RM0046 e200z0 and e200z0h Core
Doc ID 16912 Rev 5 271/936
● Testability
– Synthesizeable, full MuxD scan design
– ABIST/MBIST for optional memory arrays
12.2.1 Microarchitecture summary
The e200z0 processor utilizes a four stage pipeline for instruction execution. The Instruction
Fetch (stage 1), Instruction Decode/Register file Read/Effective Address Calculation (stage
2), Execute/Memory Access (stage 3), and Register Writeback (stage 4) stages operate in
an overlapped fashion, allowing single clock instruction execution for most instructions.
The integer execution unit consists of a 32-bit Arithmetic Unit (AU), a Logic Unit (LU), a 32-
bit Barrel shifter (Shifter), a Mask-Insertion Unit (MIU), a Condition Register manipulation
Unit (CRU), a Count-Leading-Zeros unit (CLZ), an 8 × 32 Hardware Multiplier array, result
feed-forward hardware, and a hardware divider.
Arithmetic and logical operations are executed in a single cycle with the exception of the
divide and multiply instructions. A Count-Leading-Zeros unit operates in a single clock cycle.

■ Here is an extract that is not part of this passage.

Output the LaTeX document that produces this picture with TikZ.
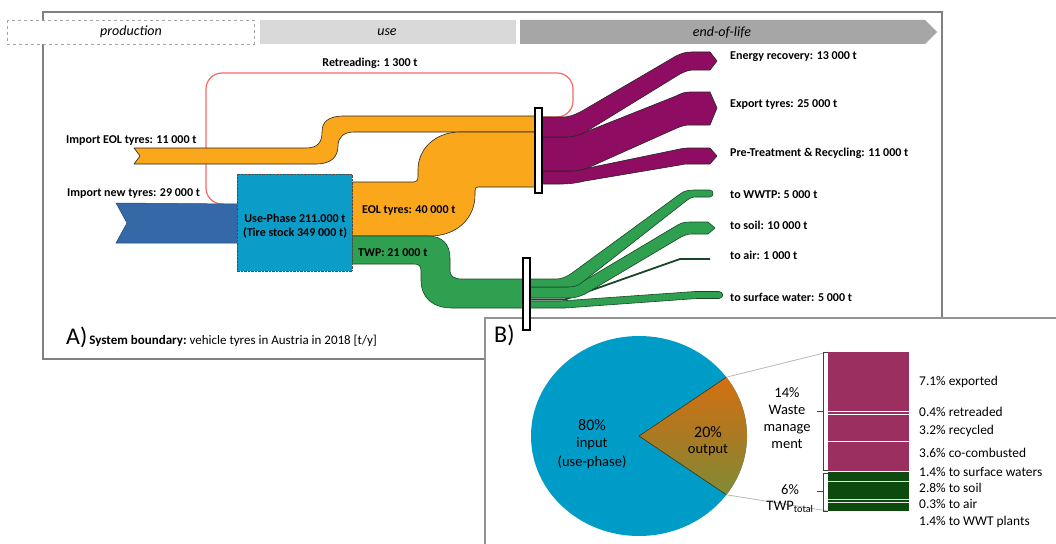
\documentclass[tikz,border=0pt]{standalone}
\usepackage{fontspec}
\setmainfont{Carlito}
\definecolor{orng}{RGB}{250,167,27}
\definecolor{purp}{RGB}{142,13,98}
\definecolor{grn}{RGB}{46,160,80}
\definecolor{grnline}{RGB}{25,70,38}
\definecolor{impblue}{RGB}{52,104,166}
\definecolor{useblue}{RGB}{12,156,200}
\definecolor{pieblue}{RGB}{0,156,200}
\definecolor{barpurp}{RGB}{155,48,96}
\definecolor{bargrn}{RGB}{12,74,14}
\definecolor{hdruse}{RGB}{217,217,217}
\definecolor{hdreol}{RGB}{166,166,166}
\definecolor{retred}{RGB}{248,105,100}
\definecolor{framegray}{RGB}{128,128,128}
\definecolor{wedgetop}{RGB}{228,108,10}
\definecolor{wedgemid}{RGB}{170,122,35}
\definecolor{wedgebot}{RGB}{112,145,60}
\begin{document}
\begin{tikzpicture}[x=1pt,y=-1pt,
  flow/.style={line width=0.6pt, draw=black!85, line join=round},
  gflow/.style={line width=0.6pt, draw=grnline, fill=grn, line join=round},
  lbl/.style={font=\fontsize{12}{14}\selectfont\bfseries, anchor=west, inner sep=0pt},
  hdr/.style={font=\fontsize{14}{16}\selectfont\itshape, inner sep=0pt},
  pct/.style={font=\fontsize{13.4}{15}\selectfont, anchor=west, inner sep=0pt},
  barbox/.style={fill=white, draw=black, line width=1.2pt}]
\useasboundingbox (0,0) rectangle (1056,543);
% frame A
\draw[framegray, line width=2pt] (43,12) rectangle (942,359);
% headers
\draw[gray!70, dashed, fill=white] (7,20) rectangle (254,44);
\node[hdr] (hprod) at (131,32) {production};
\fill[hdruse] (260,20) rectangle (516,44);
\node[hdr] (huse) at (387,32) {use};
\fill[hdreol] (520,20) -- (925,20) -- (937,32) -- (925,44) -- (520,44) -- cycle;
\node[hdr] (heol) at (722,32) {end-of-life};
% panel B box
\fill[white] (485,318) rectangle (1060,548);
\draw[framegray!85, line width=2pt] (1060,318) -- (485,318) -- (485,548);
% A label
\node[anchor=west, inner sep=0pt] (sysb) at (66,337) {{\fontsize{24}{26}\selectfont A)}\hspace{2pt}{\fontsize{13}{15}\selectfont\bfseries System boundary:} {\fontsize{13}{15}\selectfont vehicle tyres in Austria in 2018 [t/y]}};
% retreading loop
\draw[retred, line width=1.2pt, rounded corners=16pt] (224,204) -- (206,204) -- (206,73) -- (573,73) -- (573,117) -- (541,117);
\node[lbl, anchor=center] (retl) at (370,63) {Retreading: 1 300 t};
% import EOL
\filldraw[flow, fill=orng] (134,148) -- (306,148) .. controls (318,148) and (322,142) .. (322,132) .. controls (322,122) and (328,116) .. (344,116) -- (536,116) -- (536,132) -- (354,132) .. controls (343,132) and (338,138) .. (338,146) .. controls (338,157) and (331,164) .. (316,164) -- (134,164) -- (140,156) -- cycle;
% EOL tyres
\filldraw[flow, fill=orng] (352,182) -- (414,182) .. controls (417,182) and (418,180) .. (418,176) -- (418,170) .. controls (418,148) and (436,132) .. (460,132) -- (536,132) -- (536,187) -- (478,187) .. controls (476,187) and (475,188) .. (475,191) -- (475,195) .. controls (475,219) and (456,236) .. (430,236) -- (352,236) -- cycle;
% TWP
\filldraw[gflow] (352,236) -- (428,236) .. controls (442,236) and (450,244) .. (450,258) -- (450,271) .. controls (450,276) and (454,279) .. (462,279) -- (524,279) -- (524,308) -- (452,308) .. controls (433,308) and (421,298) .. (421,280) -- (421,271) .. controls (421,266) and (419,264) .. (414,264) -- (352,264) -- cycle;
% import new tyres
\filldraw[line width=0.5pt, fill=impblue, draw=impblue!70!black] (116,203) -- (238,204) -- (238,243) -- (116,243) -- (127,223) -- cycle;
% use phase
\filldraw[fill=useblue, draw=black!70, densely dotted] (237,174) rectangle (352,271);
\node[lbl, anchor=center, align=center, font=\fontsize{12}{14}\selectfont\bfseries] (usetxt) at (295,226) {Use-Phase 211.000 t\\(Tire stock 349 000 t)};
% labels left
\node[lbl] (impeol) at (66,141) {Import EOL tyres: 11 000 t};
\node[lbl] (impnew) at (67,194) {Import new tyres: 29 000 t};
\node[lbl] (eoll) at (362,211) {EOL tyres: 40 000 t};
\node[lbl] (twpl) at (358,253) {TWP: 21 000 t};
% purple flows
\filldraw[flow, fill=purp] (541,171) -- (566,171) .. controls (574,171) and (580,170) .. (588,168) -- (680,149) .. controls (684,148) and (686,148) .. (690,148) -- (710,148) -- (717,156) -- (710,164) -- (690,164) .. controls (686,164) and (684,164) .. (680,165) -- (585,181) .. controls (576,183) and (570,184) .. (560,184) -- (541,184) -- cycle;
\filldraw[flow, fill=purp] (541,137) -- (566,137) .. controls (574,137) and (580,135) .. (588,131) -- (676,96) .. controls (682,93) and (685,92) .. (690,92) -- (710,92) -- (717,108) -- (710,125) -- (690,125) .. controls (685,125) and (682,126) .. (677,128) -- (592,166) .. controls (584,170) and (578,171) .. (570,171) -- (541,171) -- cycle;
\filldraw[flow, fill=purp] (541,117) -- (562,117) .. controls (570,117) and (574,115) .. (582,111) -- (676,56) .. controls (682,53) and (686,52) .. (692,52) -- (710,52) -- (717,61) -- (710,70) -- (695,70) .. controls (689,70) and (686,71) .. (680,74) -- (592,128) .. controls (582,134) and (576,137) .. (566,137) -- (541,137) -- cycle;
\filldraw[barbox] (535,108) rectangle (542,193);
% green flows
\filldraw[gflow] (529,301) -- (560,301) -- (695,291.5) -- (719,291.5) .. controls (724,291.5) and (724,298.5) .. (719,298.5) -- (697,298.5) -- (565,308) -- (529,308) -- cycle;
\draw[grnline, line width=1.8pt] (529,299.5) -- (565,299.5) -- (680,259) -- (710,259);
\filldraw[gflow] (529,287) -- (566,287) .. controls (572,287) and (576,285) .. (582,282) -- (676,226) .. controls (681,223) and (684,222) .. (690,222) -- (708,222) -- (715,228) -- (708,234) -- (692,234) .. controls (688,234) and (685,235) .. (681,237) -- (585,294) .. controls (578,297) and (575,298) .. (568,298) -- (529,298) -- cycle;
\filldraw[gflow] (529,279) -- (556,279) .. controls (562,279) and (566,277) .. (572,273) -- (680,194) .. controls (684,191) and (688,190) .. (694,190) -- (710,190) .. controls (714,190) and (714,197) .. (710,197) -- (696,197) .. controls (692,197) and (690,198) .. (686,201) -- (580,284) .. controls (576,286) and (574,287) .. (568,287) -- (529,287) -- cycle;
\filldraw[barbox] (523,258) rectangle (530,330);
% right labels
\node[lbl] (ener) at (730,57) {Energy recovery: 13 000 t};
\node[lbl] (expo) at (730,105) {Export tyres: 25 000 t};
\node[lbl] (pret) at (730,153) {Pre-Treatment \& Recycling: 11 000 t};
\node[lbl] (wwtp) at (730,195) {to WWTP: 5 000 t};
\node[lbl] (soil) at (730,225) {to soil: 10 000 t};
\node[lbl] (air) at (730,255) {to air: 1 000 t};
\node[lbl] (surf) at (730,297) {to surface water: 5 000 t};
% panel B
\node[anchor=west, inner sep=0pt, font=\fontsize{24}{26}\selectfont] (blab) at (494,335) {B)};
\fill[pieblue] (639,436) ellipse [x radius=108, y radius=100];
\begin{scope}
\clip (639,436) ellipse [x radius=108, y radius=100];
\shade[top color=wedgetop, bottom color=wedgebot, middle color=wedgemid] (639,436) -- (760,354.6) -- (760,517.4) -- cycle;
\end{scope}
\draw[black!60!wedgemid, line width=0.6pt] (726.4,377.2) -- (639,436) -- (726.4,494.8);
\node[inner sep=0pt, font=\fontsize{16}{18}\selectfont] (p80) at (592,425) {80\%};
\node[inner sep=0pt, font=\fontsize{14.5}{17}\selectfont] (inp) at (592,444) {input};
\node[inner sep=0pt, font=\fontsize{14.5}{17}\selectfont] (usep) at (592,462) {(use-phase)};
\node[inner sep=0pt, font=\fontsize{16}{18}\selectfont] (p20) at (708,432) {20\%};
\node[inner sep=0pt, font=\fontsize{14.5}{17}\selectfont] (outp) at (708,450) {output};
\draw[gray!55, line width=0.8pt] (726.4,377.2) -- (828,352);
\draw[gray!55, line width=0.8pt] (726.4,494.8) -- (828,511);
% stacked bar
\fill[barpurp] (828,352) rectangle (909,471);
\fill[bargrn] (828,472) rectangle (909,511);
\draw[white, line width=0.8pt] (828,411) -- (909,411) (828,414) -- (909,414) (828,441) -- (909,441);
\draw[white!80!gray, line width=0.8pt] (828,481) -- (909,481) (828,499) -- (909,499) (828,502) -- (909,502);
% brackets
\draw[black!75, line width=0.8pt] (828,352) -- (823,352) -- (823,470) -- (828,470) (823,411) -- (817,411);
\draw[black!75, line width=0.8pt] (828,473) -- (823,473) -- (823,511) -- (828,511) (823,491) -- (817,491);
\node[align=center, inner sep=0pt, font=\fontsize{14.5}{17}\selectfont] (wm) at (787,418) {14\%\\Waste\\manage\\ment};
\node[align=center, inner sep=0pt, font=\fontsize{14.5}{16}\selectfont] (twpt) at (790,499) {6\%\\TWP\textsubscript{total}};
\node[pct] (p1) at (919,382) {7.1\% exported};
\node[pct] (p2) at (919,412) {0.4\% retreaded};
\node[pct] (p3) at (919,431) {3.2\% recycled};
\node[pct] (p4) at (919,453) {3.6\% co-combusted};
\node[pct] (p5) at (919,472) {1.4\% to surface waters};
\node[pct] (p6) at (919,488) {2.8\% to soil};
\node[pct] (p7) at (919,504) {0.3\% to air};
\node[pct] (p8) at (919,522) {1.4\% to WWT plants};
\end{tikzpicture}
\end{document}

The Instruction Unit contains a PC incrementer and a dedicated Branch Address adder to
minimize delays during change of flow operations. Sequential prefetching is performed to
ensure a supply of instructions into the execution pipeline. Branch target prefetching from
the BTB is performed to accelerate certain taken branches in the e200z0. Prefetched
instructions are placed into an instruction buffer with 4 entries (2 entries in e200z0), each
capable of holding a single 32-bit instruction or a pair of 16-bit instructions.

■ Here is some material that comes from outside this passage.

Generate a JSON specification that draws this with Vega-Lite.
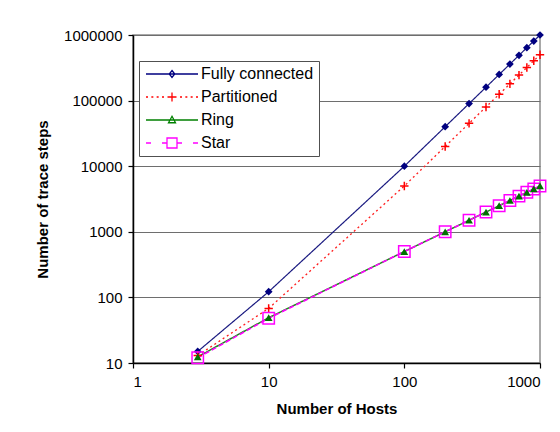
{
  "$schema": "https://vega.github.io/schema/vega-lite/v6.json",
  "width": 407,
  "height": 328,
  "autosize": {"type": "none"},
  "padding": {"left": 133, "top": 35, "right": 20, "bottom": 69},
  "background": "white",
  "config": {
    "font": "Liberation Sans",
    "view": {"stroke": "#8c8c8c", "strokeWidth": 1.5},
    "axis": {
      "labelFont": "Liberation Sans",
      "labelFontSize": 15,
      "labelColor": "black",
      "titleFont": "Liberation Sans",
      "titleFontSize": 15,
      "titleFontWeight": "bold",
      "titleColor": "black",
      "domainColor": "black",
      "domainWidth": 1.5,
      "tickColor": "black",
      "tickSize": 5,
      "tickWidth": 1.2
    }
  },
  "data": {
    "values": [
      {"hosts": 3, "series": "Fully connected", "steps": 15},
      {"hosts": 10, "series": "Fully connected", "steps": 122},
      {"hosts": 100, "series": "Fully connected", "steps": 10000},
      {"hosts": 200, "series": "Fully connected", "steps": 40000},
      {"hosts": 300, "series": "Fully connected", "steps": 90000},
      {"hosts": 400, "series": "Fully connected", "steps": 160000},
      {"hosts": 500, "series": "Fully connected", "steps": 250000},
      {"hosts": 600, "series": "Fully connected", "steps": 360000},
      {"hosts": 700, "series": "Fully connected", "steps": 490000},
      {"hosts": 800, "series": "Fully connected", "steps": 640000},
      {"hosts": 900, "series": "Fully connected", "steps": 810000},
      {"hosts": 1000, "series": "Fully connected", "steps": 1000000},
      {"hosts": 3, "series": "Partitioned", "steps": 13},
      {"hosts": 10, "series": "Partitioned", "steps": 68},
      {"hosts": 100, "series": "Partitioned", "steps": 5000},
      {"hosts": 200, "series": "Partitioned", "steps": 20000},
      {"hosts": 300, "series": "Partitioned", "steps": 45000},
      {"hosts": 400, "series": "Partitioned", "steps": 80000},
      {"hosts": 500, "series": "Partitioned", "steps": 125000},
      {"hosts": 600, "series": "Partitioned", "steps": 180000},
      {"hosts": 700, "series": "Partitioned", "steps": 245000},
      {"hosts": 800, "series": "Partitioned", "steps": 320000},
      {"hosts": 900, "series": "Partitioned", "steps": 405000},
      {"hosts": 1000, "series": "Partitioned", "steps": 500000},
      {"hosts": 3, "series": "Ring", "steps": 12.4},
      {"hosts": 10, "series": "Ring", "steps": 49},
      {"hosts": 100, "series": "Ring", "steps": 500},
      {"hosts": 200, "series": "Ring", "steps": 1000},
      {"hosts": 300, "series": "Ring", "steps": 1500},
      {"hosts": 400, "series": "Ring", "steps": 2000},
      {"hosts": 500, "series": "Ring", "steps": 2500},
      {"hosts": 600, "series": "Ring", "steps": 3000},
      {"hosts": 700, "series": "Ring", "steps": 3500},
      {"hosts": 800, "series": "Ring", "steps": 4000},
      {"hosts": 900, "series": "Ring", "steps": 4500},
      {"hosts": 1000, "series": "Ring", "steps": 5000},
      {"hosts": 3, "series": "Star", "steps": 12},
      {"hosts": 10, "series": "Star", "steps": 48},
      {"hosts": 100, "series": "Star", "steps": 500},
      {"hosts": 200, "series": "Star", "steps": 1000},
      {"hosts": 300, "series": "Star", "steps": 1500},
      {"hosts": 400, "series": "Star", "steps": 2000},
      {"hosts": 500, "series": "Star", "steps": 2500},
      {"hosts": 600, "series": "Star", "steps": 3000},
      {"hosts": 700, "series": "Star", "steps": 3500},
      {"hosts": 800, "series": "Star", "steps": 4000},
      {"hosts": 900, "series": "Star", "steps": 4500},
      {"hosts": 1000, "series": "Star", "steps": 5000}
    ]
  },
  "encoding": {
    "x": {
      "field": "hosts",
      "type": "quantitative",
      "scale": {"type": "log", "domain": [1, 1000], "nice": false},
      "axis": {
        "title": "Number of Hosts",
        "values": [1, 10, 100, 1000],
        "format": "d",
        "grid": false,
        "labelPadding": 6,
        "titlePadding": 12
      }
    },
    "y": {
      "field": "steps",
      "type": "quantitative",
      "scale": {"type": "log", "domain": [10, 1000000], "nice": false},
      "axis": {
        "title": "Number of trace steps",
        "values": [10, 100, 1000, 10000, 100000, 1000000],
        "format": "d",
        "grid": true,
        "gridColor": "#6e6e6e",
        "gridWidth": 1.2,
        "gridOpacity": 1,
        "labelPadding": 6,
        "titlePadding": 13
      }
    }
  },
  "layer": [
    {
      "mark": {"type": "line", "clip": false},
      "encoding": {
        "color": {
          "field": "series",
          "type": "nominal",
          "scale": {"range": ["#1a1a80", "#ff2020", "#1a8a1a", "#ff00ff"]},
          "legend": null
        },
        "strokeDash": {
          "field": "series",
          "type": "nominal",
          "scale": {"range": [[1, 0], [2, 3], [1, 0], [5, 3]]},
          "legend": null
        },
        "strokeWidth": {
          "field": "series",
          "type": "nominal",
          "scale": {"range": [1.2, 1.6, 1.2, 2.2]},
          "legend": null
        }
      }
    },
    {
      "transform": [{"filter": "datum.series === 'Fully connected'"}],
      "mark": {"type": "point", "shape": "diamond", "filled": true, "color": "#000080", "size": 60, "opacity": 1}
    },
    {
      "transform": [{"filter": "datum.series === 'Partitioned'"}],
      "mark": {"type": "point", "shape": "M-1,0H1M0,-1V1", "filled": false, "stroke": "#ff0000", "strokeWidth": 1.5, "size": 70, "opacity": 1}
    },
    {
      "transform": [{"filter": "datum.series === 'Star'"}],
      "mark": {"type": "point", "shape": "square", "filled": false, "stroke": "#ff00ff", "strokeWidth": 1.5, "size": 130, "opacity": 1}
    },
    {
      "transform": [{"filter": "datum.series === 'Ring'"}],
      "mark": {"type": "point", "shape": "triangle-up", "filled": true, "color": "#007000", "size": 60, "opacity": 1}
    },
    {
      "mark": {"type": "point", "opacity": 0, "filled": true, "strokeWidth": 1.3},
      "encoding": {
        "shape": {
          "field": "series",
          "type": "nominal",
          "scale": {
            "domain": ["Fully connected", "Partitioned", "Ring", "Star"],
            "range": [
              "M-5.2,0H5.2M0,-0.7L0.55,0L0,0.7L-0.55,0Z",
              "M-5.2,0H-4.8M-4.13,0H-3.73M-3.07,0H-2.67M-2,0H-1.6M1.6,0H2M2.67,0H3.07M3.73,0H4.13M4.8,0H5.2M-0.9,0H0.9M0,-0.9V0.9",
              "M-5.2,0H5.2M0,-0.75L0.7,0.55L-0.7,0.55Z",
              "M-5.2,0H-4.2M-2,0H-1M1,0H2M4.2,0H5.2M-1,-1H1V1H-1Z"
            ]
          },
          "legend": {
            "title": null,
            "orient": "none",
            "legendX": 6,
            "legendY": 26,
            "padding": 5,
            "fillColor": "white",
            "strokeColor": "#505050",
            "symbolSize": 100,
            "symbolOffset": 20,
            "symbolStrokeWidth": 1.3,
            "labelOffset": 21,
            "labelFont": "Liberation Sans",
            "labelFontSize": 16,
            "labelColor": "black",
            "labelLimit": 300,
            "rowPadding": 7,
            "encode": {
              "legend": {"update": {"strokeWidth": {"value": 1.5}}},
              "symbols": {"update": {"opacity": {"value": 1}}}
            }
          }
        },
        "stroke": {
          "field": "series",
          "type": "nominal",
          "scale": {
            "domain": ["Fully connected", "Partitioned", "Ring", "Star"],
            "range": ["#000080", "#ff0000", "#008000", "#ff00ff"]
          }
        },
        "fill": {
          "field": "series",
          "type": "nominal",
          "scale": {
            "domain": ["Fully connected", "Partitioned", "Ring", "Star"],
            "range": ["#000080", "transparent", "#008000", "#ffffff"]
          }
        }
      }
    }
  ]
}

Conditional branches that are not taken execute in a single clock. Branches with successful
target prefetching have an effective execution time of one clock on e200z0h. All other taken
branches have an execution time of two clocks.
Memory load and store operations are provided for byte, halfword, and word (32-bit) data
with automatic zero or sign extension of byte and halfword load data as well as optional byte
reversal of data. These instructions can be pipelined to allow effective single cycle
throughput. Load and store multiple word instructions allow low overhead context save and
restore operations. The load/store unit contains a dedicated effective address adder to allow
effective address generation to be optimized. Also, a load-to-use dependency does not incur
any pipeline bubbles for most cases.
The Condition Register unit supports the condition register (CR) and condition register
operations defined by the Power Architecture architecture. The condition register consists of
eight 4-bit fields that reflect the results of certain operations, such as move, integer and
floating-point compare, arithmetic, and logical instructions, and provide a mechanism for
testing and branching.
Vectored and autovectored interrupts are supported by the CPU. Vectored interrupt support
is provided to allow multiple interrupt sources to have unique interrupt handlers invoked with
no software overhead.